"IT'S A DIRTY GAME"
Kate Cowling reports in the SMH this week that, for many who made the switch to solar, the financial incentives were as much of a hook as the environmental feel-good factor. But now those generous feed in tariffs for putting energy back into the grid are far less generous than they were and in some cases, non-existent. It raises questions about whether solar still makes financial sense.
When Kevin O'Toole, a Sydney resident, recently installed solar panels, he was told the provider he chose would "pay the government-legislated feed-in tariff amount". What he didn't realise until he got his first bill, was that the NSW rate is 0.00. "They never mentioned then that their feed-in tariff was zero," he says. "It's a very dirty game, with weird pricing structures."

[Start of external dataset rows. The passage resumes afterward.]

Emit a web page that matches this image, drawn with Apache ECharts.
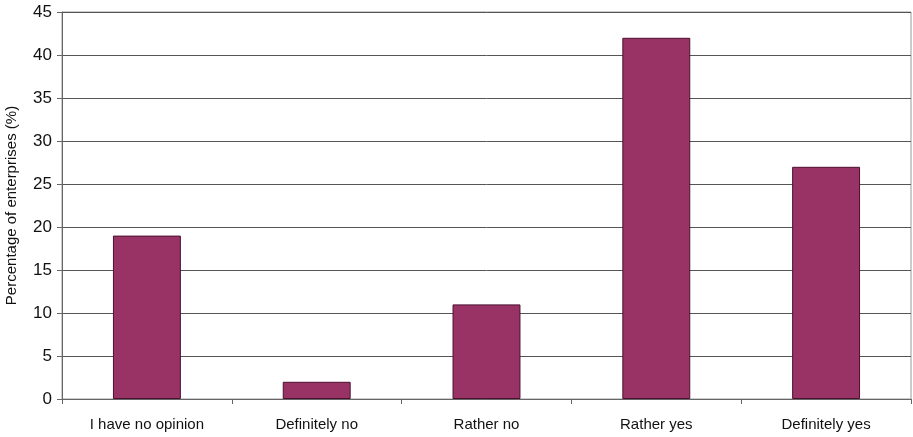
<!DOCTYPE html>
<html>
<head>
<meta charset="utf-8">
<script src="https://cdn.jsdelivr.net/npm/echarts@6/dist/echarts.min.js"></script>
<style>
  html, body { margin: 0; padding: 0; background: #fff; }
  #chart { width: 913px; height: 437px; }
</style>
</head>
<body>
<div id="chart"></div>
<script>
// Survey answers and share of enterprises giving each answer
const categories = ['I have no opinion', 'Definitely no', 'Rather no', 'Rather yes', 'Definitely yes'];
const shares = [19, 2, 11, 42, 27];
const yTicks = { min: 0, max: 45, interval: 5 };
const yAxisTitle = 'Percentage of enterprises (%)';

const chart = echarts.init(document.getElementById('chart'), null, { renderer: 'canvas' });
chart.setOption({
  animation: false,
  grid: {
    left: 62, right: 2, top: 12, bottom: 38,
    outerBoundsMode: 'none',
    show: true, borderColor: '#999', borderWidth: 1
  },
  xAxis: {
    type: 'category',
    data: categories,
    boundaryGap: true,
    axisLine: { lineStyle: { color: '#666', width: 1 } },
    axisTick: { show: true, length: 5, lineStyle: { color: '#666' } },
    axisLabel: { color: '#111', fontFamily: 'Liberation Sans, Arial, sans-serif', fontSize: 15, margin: 18 }
  },
  yAxis: {
    type: 'value',
    min: yTicks.min,
    max: yTicks.max,
    interval: yTicks.interval,
    name: yAxisTitle,
    nameLocation: 'middle',
    nameGap: 43,
    nameTextStyle: { color: '#111', fontFamily: 'Liberation Sans, Arial, sans-serif', fontSize: 15 },
    axisLine: { show: true, lineStyle: { color: '#666', width: 1 } },
    axisTick: { show: true, length: 5, lineStyle: { color: '#666' } },
    axisLabel: { color: '#111', fontFamily: 'Liberation Sans, Arial, sans-serif', fontSize: 17, margin: 10 },
    splitLine: { show: true, lineStyle: { color: '#555', width: 1 } }
  },
  series: [{
    type: 'bar',
    data: shares,
    barWidth: '40%',
    itemStyle: { color: '#993366', borderColor: '#4a1030', borderWidth: 1 }
  }]
});
</script>
</body>
</html>
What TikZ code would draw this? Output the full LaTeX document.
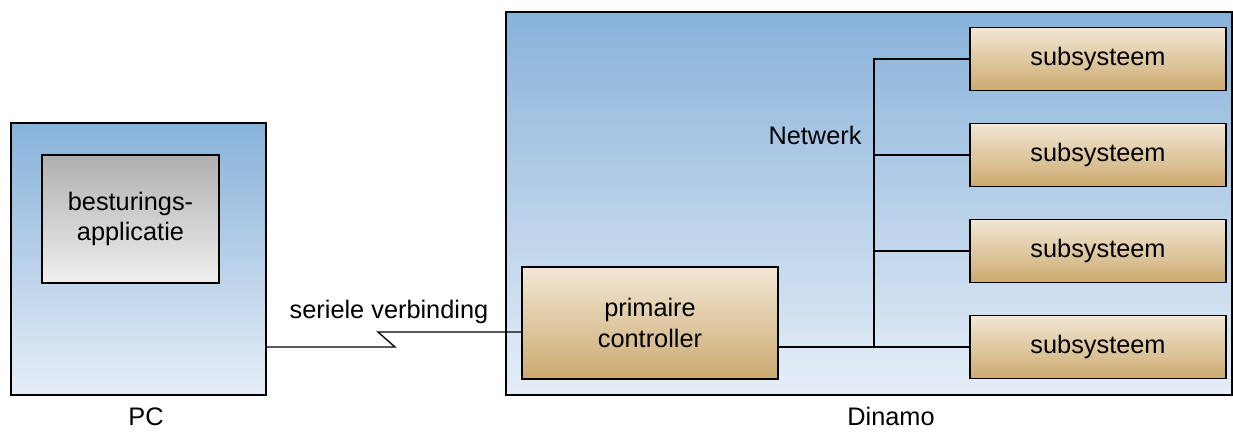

Kevin has since switched to another provider, which pays a feed-in tariff above baseline, and says he's confident solar is still worthwhile due to cheaper system costs and energy savings, but says you have to shop around.
In NSW, feed-in tariffs have dropped from around 60c per kilowatt hour to 5-8c a kilowatt hour. The highest you can get in Australia now is about 10c per kilowatt.The reason is the government-mandated incentives have expired or are close to expiry (NSW officially ends this year), which means feed-in tariffs are at the discretion of the retailer.
While feed-in tariffs are falling, so is the cost of solar power systems. For a small, 1.5-kilowatt system connected to the grid, you're looking at between $2000 and $5000, while a 5-kilowatt system now retails for around $10,000. Just a few years ago, it wasn't unheard of to be paying $20,000.